We may not fully realize it, but we are not just living our lives—we are narrating them. Not just occasionally, not just when something big happens, but continuously, with an inner voice that so rarely takes a break that we simply may not notice it anymore. It starts just as we wake up, and it hums along while we’re driving, walking, talking, deciding…living. All day long.

In my most recent conversation with Tom Schlesinger—a master of story who has helped shape the emotional architecture behind some of the great work of Pixar Animation Studios and Lucasfilm—we discuss how imperative it is to remember that you are not just a character in your life—you are also the storyteller. Life will still bring what it brings—surprises, challenges, moments you didn’t script—but within those moments, you still have the power to choose what story you step into next.

Don’t Listen to the ‘Monkey Chatter’ (it doesn’t have the facts!)

Tom Schlesinger has a name for that ever-present voice in our heads: “the monkey chatter.” Once you name it and begin to recognize it, it’s almost impossible not to recognize it. It chatters constantly; filling in blanks, inventing meaning, jumping to conclusions, generally trying to “figure things out”—whether it has enough information or not. 

That’s the real problem: it doesn’t wait for the full picture. 

No matter what, when we look at a situation, there are gaps in what we know. Often—more often than you’d think—those are big gaps. We don’t know what someone meant, what’s going to happen next, or why something unfolded the way it did.

The human mind is not built to stay in that uncertainty, and the monkey chatter rushes in to fill the gaps with a story. Then—because this instinct is meant to keep us safe—we act as if that story is implicitly true; we react to it, feel it, and make decisions based on it, all without ever stopping to ask whether it’s accurate.

If you never learn to examine the story, you will live inside of it as if it is an absolute truth—but if we simply take a step back and take an honest look at many of these stories, we would probably find that they are not particularly generous. They lean toward caution, doubt, and limitation. 

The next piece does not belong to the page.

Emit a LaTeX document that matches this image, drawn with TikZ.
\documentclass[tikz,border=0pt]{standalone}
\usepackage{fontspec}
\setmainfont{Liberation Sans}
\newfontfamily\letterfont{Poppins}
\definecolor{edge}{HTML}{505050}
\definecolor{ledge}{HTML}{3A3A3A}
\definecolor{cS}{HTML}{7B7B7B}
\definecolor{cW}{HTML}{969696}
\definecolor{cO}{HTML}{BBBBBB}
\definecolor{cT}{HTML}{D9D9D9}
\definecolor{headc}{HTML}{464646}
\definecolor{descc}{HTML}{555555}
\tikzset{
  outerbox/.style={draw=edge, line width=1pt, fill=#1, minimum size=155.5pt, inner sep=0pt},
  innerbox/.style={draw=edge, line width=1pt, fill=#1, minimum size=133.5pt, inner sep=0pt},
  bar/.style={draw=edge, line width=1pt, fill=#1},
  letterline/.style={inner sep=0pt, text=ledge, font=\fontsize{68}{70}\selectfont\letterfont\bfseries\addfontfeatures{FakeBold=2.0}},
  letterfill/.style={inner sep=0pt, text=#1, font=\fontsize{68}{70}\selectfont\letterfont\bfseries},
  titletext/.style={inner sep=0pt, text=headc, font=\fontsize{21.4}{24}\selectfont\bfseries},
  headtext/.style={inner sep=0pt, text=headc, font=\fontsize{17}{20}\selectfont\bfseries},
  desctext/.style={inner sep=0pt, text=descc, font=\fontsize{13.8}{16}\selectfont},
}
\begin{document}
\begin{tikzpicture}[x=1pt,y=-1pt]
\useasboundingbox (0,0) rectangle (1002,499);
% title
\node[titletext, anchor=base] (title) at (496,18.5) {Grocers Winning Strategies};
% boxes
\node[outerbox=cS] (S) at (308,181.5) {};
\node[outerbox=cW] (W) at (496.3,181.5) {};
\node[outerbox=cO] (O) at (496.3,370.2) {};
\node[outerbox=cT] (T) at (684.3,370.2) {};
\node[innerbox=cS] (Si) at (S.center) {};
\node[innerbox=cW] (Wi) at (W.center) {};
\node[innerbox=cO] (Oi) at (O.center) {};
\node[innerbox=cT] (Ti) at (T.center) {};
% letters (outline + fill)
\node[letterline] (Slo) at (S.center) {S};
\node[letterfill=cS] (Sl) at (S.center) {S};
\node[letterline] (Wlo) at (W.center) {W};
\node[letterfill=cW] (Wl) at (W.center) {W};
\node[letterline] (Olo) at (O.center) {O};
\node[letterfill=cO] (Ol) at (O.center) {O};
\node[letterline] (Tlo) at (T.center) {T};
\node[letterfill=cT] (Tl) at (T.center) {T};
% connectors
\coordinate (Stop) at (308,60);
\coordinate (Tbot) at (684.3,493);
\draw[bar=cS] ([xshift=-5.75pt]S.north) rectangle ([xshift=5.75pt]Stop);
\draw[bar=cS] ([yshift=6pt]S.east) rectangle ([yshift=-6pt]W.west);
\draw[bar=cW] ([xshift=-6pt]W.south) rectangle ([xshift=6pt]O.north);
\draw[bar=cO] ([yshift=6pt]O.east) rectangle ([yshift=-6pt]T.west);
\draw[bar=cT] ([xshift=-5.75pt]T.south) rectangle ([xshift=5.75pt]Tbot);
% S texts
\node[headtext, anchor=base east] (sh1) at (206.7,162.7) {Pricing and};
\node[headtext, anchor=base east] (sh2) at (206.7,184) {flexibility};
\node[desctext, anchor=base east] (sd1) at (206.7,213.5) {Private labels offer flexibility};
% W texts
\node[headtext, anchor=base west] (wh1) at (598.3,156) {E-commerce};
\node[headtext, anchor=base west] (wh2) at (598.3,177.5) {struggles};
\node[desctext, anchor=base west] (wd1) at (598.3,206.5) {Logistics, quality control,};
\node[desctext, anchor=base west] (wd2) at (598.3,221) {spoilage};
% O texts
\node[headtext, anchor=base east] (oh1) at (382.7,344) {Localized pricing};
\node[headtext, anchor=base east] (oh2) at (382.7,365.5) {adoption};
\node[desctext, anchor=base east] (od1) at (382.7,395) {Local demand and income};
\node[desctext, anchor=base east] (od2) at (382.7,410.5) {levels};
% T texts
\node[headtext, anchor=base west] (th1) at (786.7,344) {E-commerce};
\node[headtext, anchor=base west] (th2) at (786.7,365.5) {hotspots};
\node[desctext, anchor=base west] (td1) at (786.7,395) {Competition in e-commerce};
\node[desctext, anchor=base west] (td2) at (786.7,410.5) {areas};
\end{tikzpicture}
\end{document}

How to Silence the Monkey and Ground Yourself in Reallity

Once you realize that you can take back the reins, you’ll probably also begin to realize that you’ve been handing over the narrative of your own life without even realizing it. Old habits, interpretations, and fears slowly accumulate over time—from family, culture, media, past experiences, etc.—spinning stories, filling gaps, reacting to assumptions. 

This can create an agonizing mental loop in which we are, quite literally, “in our own heads.” We’re disconnected from what’s actually happening in the present moment. So what do we do?

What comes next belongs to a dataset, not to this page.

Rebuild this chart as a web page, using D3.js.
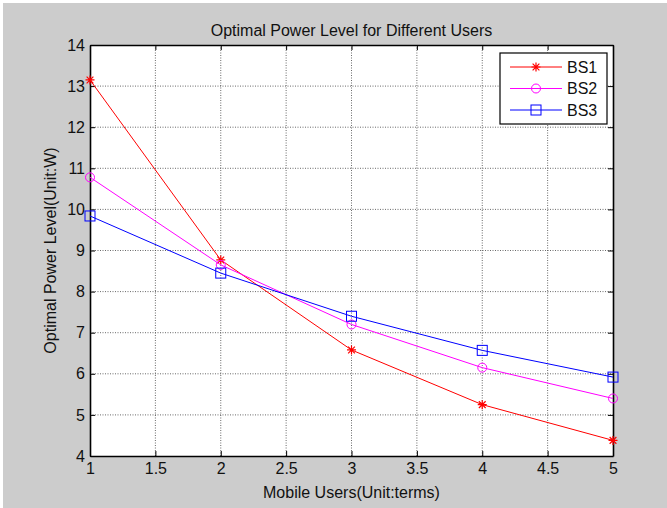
<!DOCTYPE html>
<html>
<head>
<meta charset="utf-8">
<script src="https://cdn.jsdelivr.net/npm/d3@7"></script>
<style>
  body { margin: 0; background: #fff; }
  svg text { font-family: "Liberation Sans", Arial, sans-serif; fill: #111; }
</style>
</head>
<body>
<div id="chart"></div>
<script>
// data
const users = [1, 2, 3, 4, 5];
const bs1 = [13.15, 8.77, 6.58, 5.25, 4.38];
const bs2 = [10.78, 8.65, 7.2, 6.15, 5.4];
const bs3 = [9.84, 8.45, 7.4, 6.57, 5.92];
const seriesNames = ["BS1", "BS2", "BS3"];
const xTicks = [1, 1.5, 2, 2.5, 3, 3.5, 4, 4.5, 5];
const yTicks = [4, 5, 6, 7, 8, 9, 10, 11, 12, 13, 14];

const W = 667, H = 508;
const margin = {top: 45, right: 54, bottom: 52, left: 90};
const width = W - margin.left - margin.right;
const height = H - margin.top - margin.bottom;

const svg = d3.select("#chart").append("svg")
    .attr("width", W)
    .attr("height", H);

// figure background (matlab grey)
svg.append("rect")
    .attr("x", 3).attr("y", 3)
    .attr("width", W - 3).attr("height", H - 3)
    .attr("fill", "#cccccc");

const g = svg.append("g")
    .attr("transform", "translate(" + margin.left + "," + margin.top + ")");

g.append("rect")
    .attr("width", width).attr("height", height)
    .attr("fill", "#fff");

const x = d3.scaleLinear().domain([1, 5]).range([0, width]);
const y = d3.scaleLinear().domain([4, 14]).range([height, 0]);

// dotted grid
g.append("g").selectAll("line")
    .data(xTicks.slice(1, -1))
    .join("line")
    .attr("x1", d => x(d)).attr("x2", d => x(d))
    .attr("y1", 0).attr("y2", height)
    .attr("stroke", "#444").attr("stroke-width", 0.8)
    .attr("stroke-dasharray", "1,1.5");
g.append("g").selectAll("line")
    .data(yTicks.slice(1, -1))
    .join("line")
    .attr("y1", d => y(d)).attr("y2", d => y(d))
    .attr("x1", 0).attr("x2", width)
    .attr("stroke", "#444").attr("stroke-width", 0.8)
    .attr("stroke-dasharray", "1,1.5");

// axes, ticks pointing inwards on all four sides
const axisStyle = sel => {
    sel.selectAll("text").style("font-size", "16px").style("fill", "#111");
    sel.select(".domain").attr("stroke", "#000").attr("stroke-width", 1.6);
    sel.selectAll(".tick line").attr("stroke", "#000");
};
g.append("g")
    .attr("transform", "translate(0," + height + ")")
    .call(d3.axisBottom(x).tickValues(xTicks).tickSizeInner(-5).tickSizeOuter(0).tickPadding(7).tickFormat(d3.format("")))
    .call(axisStyle);
g.append("g")
    .call(d3.axisLeft(y).tickValues(yTicks).tickSizeInner(-5).tickSizeOuter(0).tickPadding(5))
    .call(axisStyle);
g.append("g")
    .call(d3.axisTop(x).tickValues(xTicks).tickSizeInner(-5).tickSizeOuter(0).tickFormat(""))
    .call(axisStyle);
g.append("g")
    .attr("transform", "translate(" + width + ",0)")
    .call(d3.axisRight(y).tickValues(yTicks).tickSizeInner(-5).tickSizeOuter(0).tickFormat(""))
    .call(axisStyle);

// series
const series = [
    {name: seriesNames[0], values: bs1, color: "#ff0000", marker: "star"},
    {name: seriesNames[1], values: bs2, color: "#ff00ff", marker: "circle"},
    {name: seriesNames[2], values: bs3, color: "#0000ff", marker: "square"}
];

const line = d3.line()
    .x((d, i) => x(users[i]))
    .y(d => y(d));

function drawMarker(sel, type, color) {
    if (type === "circle") {
        sel.append("circle").attr("r", 4.5)
            .attr("fill", "none").attr("stroke", color).attr("stroke-width", 1);
    } else if (type === "square") {
        sel.append("rect").attr("x", -5).attr("y", -5).attr("width", 10).attr("height", 10)
            .attr("fill", "none").attr("stroke", color).attr("stroke-width", 1);
    } else {
        const r = 4.5;
        const p = "M" + -r + ",0H" + r + "M0," + -r + "V" + r
            + "M" + -r * 0.75 + "," + -r * 0.75 + "L" + r * 0.75 + "," + r * 0.75
            + "M" + -r * 0.75 + "," + r * 0.75 + "L" + r * 0.75 + "," + -r * 0.75;
        sel.append("path").attr("d", p).attr("stroke", color).attr("stroke-width", 1.2).attr("fill", "none");
    }
}

series.forEach(s => {
    g.append("path")
        .datum(s.values)
        .attr("d", line)
        .attr("fill", "none")
        .attr("stroke", s.color)
        .attr("stroke-width", 1);
    g.append("g").selectAll("g")
        .data(s.values)
        .join("g")
        .attr("transform", (d, i) => "translate(" + x(users[i]) + "," + y(d) + ")")
        .each(function() { drawMarker(d3.select(this), s.marker, s.color); });
});

// legend
const lg = svg.append("g").attr("transform", "translate(500,53)");
lg.append("rect")
    .attr("width", 107).attr("height", 71)
    .attr("fill", "#fff").attr("stroke", "#000").attr("stroke-width", 1.2);
series.forEach((s, i) => {
    const row = lg.append("g").attr("transform", "translate(0," + (14 + i * 21.5) + ")");
    row.append("line").attr("x1", 10).attr("x2", 62)
        .attr("stroke", s.color).attr("stroke-width", 1);
    drawMarker(row.append("g").attr("transform", "translate(36,0)"), s.marker, s.color);
    row.append("text").attr("x", 67).attr("dy", "0.36em")
        .style("font-size", "16px").text(s.name);
});

// title and axis labels
svg.append("text")
    .attr("x", margin.left + width / 2).attr("y", 36)
    .attr("text-anchor", "middle")
    .style("font-size", "16px")
    .text("Optimal Power Level for Different Users");
svg.append("text")
    .attr("x", margin.left + width / 2).attr("y", 498)
    .attr("text-anchor", "middle")
    .style("font-size", "16px")
    .text("Mobile Users(Unit:terms)");
svg.append("text")
    .attr("transform", "translate(56," + (margin.top + height / 2) + ") rotate(-90)")
    .attr("text-anchor", "middle")
    .style("font-size", "16px")
    .text("Optimal Power Level(Unit:W)");
</script>
</body>
</html>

When you notice you’re lost in the story, you can return to what’s real by simply breathing and reconnecting to your body. It sounds almost too simple, but it works. Try it now with any one of these exercises: 

  1. Take slow breath: In for four seconds, hold for four seconds, out for four seconds. Wait another four seconds, then repeat.
  2. Take a moment to notice your feet on the ground, your hands, the air moving in and out. Take a mental inventory of your body, from your toes up to the top of your head; assess how each part feels in the space.
  3. Look around yourself and simply observe a few things that are real in the space around you: Concrete things, feelings, sounds, and smells that you can sense right now.

The shift that any one of these grounding exercises creates brings you back into what is actually happening, rather than what your mind is constructing about what might be happening. It puts you back in the driver’s seat—and from the driver’s seat, suddenly, you have more choices about where to go. 

You Shape Your Story by Actively Participating in It

Tom Shlesinger isn’t suggesting that we pretend life is easy or that we ignore real challenges; quite the opposite. What he’s pointing to is far more grounded: you can choose a story that helps you move forward, even in the presence of difficulty. 

The people who move forward—who create meaningful, joyful, impactful lives in difficult circumstances—aren’t the ones with perfect conditions. They aren’t living easier lives. They’re the ones who have learned, often quietly, to choose better stories. They cast themselves as participants, not bystanders, and they interpret setbacks as part of the story unfolding, not as the end of the road—and because they do that, they are living inside stories that allow for possibility.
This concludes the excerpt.